Non tutto, del modello Rehn-Meidner fu accettato dal governo svedese, che fece fatica per esempio ad abbandonare una politica fiscale anticiclica a favore di un forte, ma finalizzato, rigore fiscale (anche se fu più disciplinato rispetto ai primi anni del dopoguerra). In ogni caso, nel 1955, il primo ministro Tage Erlader adottò il modello – in una riunione di partito, come raccontò anni dopo – che fu seguito in modo piuttosto coerente fino all’inizio degli anni 70. Il ministro delle Finanze Gunnar Sträng non affrontò anzi le due recessioni del ’66-68 e ’70-72, con le classiche politiche keynesiane, considerate inflazionistiche, ma con politiche del lavoro attive e selettive. Il Paese, a differenza di Gran Bretagna, Finlandia e Danimarca, rinunciò anche a svalutare la corona a metà degli anni 60.
La fine arrivò negli anni ’70 e fu triste. L’insediamento, nel 1976, di un governo di centro destra portò ad annacquare molto il modello, già in tensione nei due anni precedenti. La Svezia svalutò la corona nel ’76 e due volte nel ’77, e aumentò i deficit pubblici, in chiave keynesiana, introducendo forti sussidi per le grandi imprese del settore minerario, siderurgico, e cantieristico, particolarmente colpiti dalla concorrenza asiatica. Le politiche attive del lavoro, però, non furono abbandonate, anche se divennero più orientate alla domanda. Il modello andò ben presto in crisi: in una sorta di reazione parossistica i salari salirono troppo, i profitti scesero, il paese perse competitività e quote di mercato globale.

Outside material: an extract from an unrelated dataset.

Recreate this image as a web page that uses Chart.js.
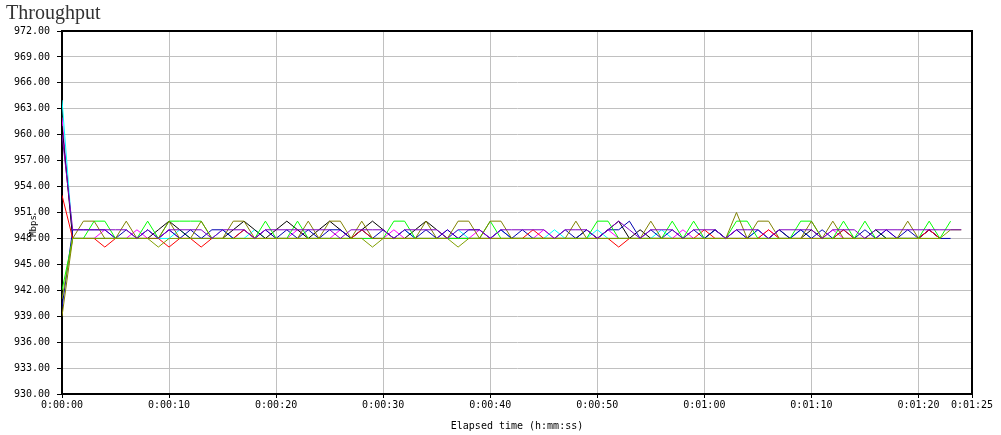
<!DOCTYPE html>
<html>
<head>
<meta charset="utf-8">
<script src="https://cdn.jsdelivr.net/npm/chart.js@4.4.0/dist/chart.umd.min.js"></script>
<style>
  html, body { margin: 0; padding: 0; background: #fff; }
  #wrap { width: 1001px; height: 435px; }
</style>
</head>
<body>
<div id="wrap"><canvas id="grafico" width="1001" height="435"></canvas></div>
<script>
// throughput per second, one array per stream (index = elapsed seconds)
var purple = [960,
  949,949,949,949,949,949,948,949,948,949,
  949,949,949,948,949,949,949,948,949,949,
  949,949,949,949,949,948,949,949,949,949,
  948,949,949,949,949,948,949,949,949,948,
  949,949,949,949,949,948,949,949,949,948,
  949,950,949,948,949,949,949,948,949,949,
  949,948,949,949,949,948,949,949,949,949,
  948,949,949,949,948,949,949,949,949,949,
  949,949,949,949];
var yellowGreen = [941,
  948,948,948,948,948,948,948,948,947,948,
  948,948,948,948,948,948,948,948,948,948,
  948,948,948,948,948,948,948,948,947,948,
  948,948,948,948,948,948,947,948,948,948,
  948,948,948,948,948,948,948,948,948,948,
  948,948,948,948,948,948,948,948,948,948,
  948,948,948,948,948,948,948,948,948,948,
  948,948,948,948,948,948,948,948,948,948,
  948,948,949,949];
var olive = [939,
  948,950,950,948,948,950,948,948,948,950,
  948,948,950,948,948,950,950,948,948,948,
  948,948,950,948,950,950,948,950,948,948,
  948,948,948,950,948,948,950,950,948,950,
  950,948,948,948,948,948,948,950,948,948,
  948,948,948,948,950,948,948,948,948,948,
  948,948,951,948,950,950,948,948,948,950,
  948,950,948,948,948,948,948,948,950,948,
  948,948];
var green = [942,
  948,948,950,950,948,948,948,950,948,950,
  950,950,950,948,948,948,948,948,950,948,
  948,950,948,948,948,948,948,948,948,948,
  950,950,948,948,948,948,948,948,948,950,
  948,948,948,948,948,948,948,948,948,950,
  950,948,948,948,948,948,950,948,950,948,
  948,948,950,950,948,948,948,948,950,950,
  948,948,950,948,950,948,948,948,948,948,
  950,948,950];
var red = [953,
  948,948,948,947,948,948,948,948,948,947,
  948,948,947,948,948,948,949,948,948,948,
  948,948,948,948,948,948,948,949,948,948,
  948,948,948,948,948,948,948,948,948,948,
  948,948,948,949,948,948,948,948,948,948,
  948,947,948,948,948,948,948,948,948,949,
  948,948,948,948,948,949,948,948,948,948,
  948,948,949,948,948,948,948,948,948,948,
  949,948];
var blue = [940,
  949,949,949,949,948,949,948,949,948,949,
  948,949,948,949,949,948,949,948,949,948,
  949,948,949,948,949,949,948,949,948,949,
  948,949,948,949,948,949,948,949,949,948,
  949,948,949,948,948,948,949,948,949,948,
  949,949,950,948,949,948,949,948,949,948,
  949,948,949,948,949,948,949,948,949,948,
  949,948,949,948,949,948,949,948,949,948,
  949,948,948];
var black = [961,
  948,948,948,948,948,948,948,948,949,950,
  949,948,948,948,948,949,950,949,948,949,
  950,949,948,949,950,949,948,949,950,949,
  948,948,949,950,949,948,948,948,948,948,
  948,948,948,948,948,948,948,948,949,948,
  949,950,948,949,948,948,948,948,948,948,
  949,948,948,948,948,948,949,948,948,949,
  948,948,948,948,948,949,948,948,948,948,
  949,948];
var cyan = [964,
  948,948,948,948,948,948,948,949,948,948,
  949,948,948,948,949,948,948,949,948,948,
  948,948,948,948,948,948,948,949,948,948,
  948,949,948,948,948,948,949,948,948,948,
  949,948,948,948,948,949,948,948,948,949,
  948,948,948,948,948,949,948,948,948,948,
  949,948,948,948,949,948,948,948,949,948,
  948,948,949,948,948,949,948,948,948,948];
var magenta = [962,
  948,948,948,949,948,948,949,948,948,949,
  948,948,948,948,949,948,948,948,949,948,
  948,949,948,948,948,949,948,948,948,948,
  949,948,948,948,948,949,948,948,949,948,
  949,948,948,948,949,948,948,948,948,948,
  949,948,948,948,948,948,948,949,948,948,
  948,948,949,948,948,949,948,948,949,948,
  948,949,948,948,948,948,949,948,948,948,
  949,948];

var xTicks = [0, 10, 20, 30, 40, 50, 60, 70, 80, 85];

function pontos(arr) {
    return arr.map(function (v, i) { return { x: i, y: v }; });
}

function tempo(seg) {
    var m = Math.floor(seg / 60);
    var s = seg % 60;
    return "0:" + (m < 10 ? "0" : "") + m + ":" + (s < 10 ? "0" : "") + s;
}

function serie(arr, cor) {
    return {
        data: pontos(arr),
        borderColor: cor,
        backgroundColor: cor,
        borderWidth: 1,
        pointRadius: 0,
        tension: 0,
        fill: false
    };
}

var fonte = { family: "'DejaVu Sans Mono', monospace", size: 10 };

// title, y title and the top/right frame
var extras = {
    id: 'extras',
    afterDraw: function (chart) {
        var ctx = chart.ctx;
        var a = chart.chartArea;
        ctx.save();
        ctx.strokeStyle = '#000';
        ctx.lineWidth = 2;
        ctx.beginPath();
        ctx.moveTo(a.left, a.top);
        ctx.lineTo(a.right, a.top);
        ctx.lineTo(a.right, a.bottom);
        ctx.stroke();

        ctx.fillStyle = '#333';
        ctx.font = "20px 'Liberation Serif', serif";
        ctx.textBaseline = 'alphabetic';
        ctx.textAlign = 'left';
        ctx.fillText('Throughput', 6, 19);

        ctx.fillStyle = '#000';
        ctx.font = "9px 'DejaVu Sans Mono', monospace";
        ctx.translate(34, 226);
        ctx.rotate(-Math.PI / 2);
        ctx.textAlign = 'center';
        ctx.textBaseline = 'middle';
        ctx.fillText('Mbps', 0, 0);
        ctx.restore();
    }
};

var grafico = new Chart(document.getElementById('grafico'), {
    type: 'line',
    data: {
        datasets: [
            serie(purple, '#8000c0'),
            serie(yellowGreen, '#80a000'),
            serie(olive, '#808000'),
            serie(green, '#00ff00'),
            serie(red, '#ff0000'),
            serie(blue, '#0000b0'),
            serie(black, '#000000'),
            serie(cyan, '#00ffff'),
            serie(magenta, '#ff00ff')
        ]
    },
    options: {
        responsive: false,
        animation: false,
        devicePixelRatio: 1,
        layout: { padding: { left: 0, top: 31, right: 29, bottom: 0 } },
        plugins: {
            legend: { display: false },
            tooltip: { enabled: false }
        },
        scales: {
            x: {
                type: 'linear',
                min: 0,
                max: 85,
                afterBuildTicks: function (scale) {
                    scale.ticks = xTicks.map(function (v) { return { value: v }; });
                },
                afterFit: function (scale) { scale.height = 41; },
                grid: { color: '#c0c0c0', tickColor: '#000', tickLength: 4 },
                border: { color: '#000', width: 2 },
                ticks: {
                    autoSkip: false,
                    maxRotation: 0,
                    padding: 1,
                    color: '#000',
                    font: fonte,
                    callback: function (v) { return tempo(v); }
                },
                title: {
                    display: true,
                    text: 'Elapsed time (h:mm:ss)',
                    color: '#000',
                    font: fonte,
                    padding: { top: 0, bottom: 3 }
                }
            },
            y: {
                min: 930,
                max: 972,
                afterFit: function (scale) { scale.width = 62; },
                grid: { color: '#c0c0c0', tickColor: '#000', tickLength: 5 },
                border: { color: '#000', width: 2 },
                ticks: {
                    stepSize: 3,
                    padding: 7,
                    color: '#000',
                    font: fonte,
                    callback: function (v) { return v.toFixed(2); }
                }
            }
        }
    },
    plugins: [extras]
});
</script>
</body>
</html>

Non fu forse estranea alla fine del modello l’influenza di culture economiche “non svedesi”: i consigli dell’Ocse, l’arrivo, tra gli economisti del partito socialdemocratico, di studiosi attenti a considerazioni supply-side, così come alla preoccupazione di un effetto di crowding-out (lo spazzar via) degli investimenti privati da parte di quelli pubblici. L’influenza della LO iniziò inoltre a calare, mentre aumentò quella dei sindacati dei servizi e aumentò la concorrenza tra le diverse organizzazioni. I diversi governi non socialisti hanno poi abbandonato il modello, anche se andando più in una direzione conservatrice che in una liberale.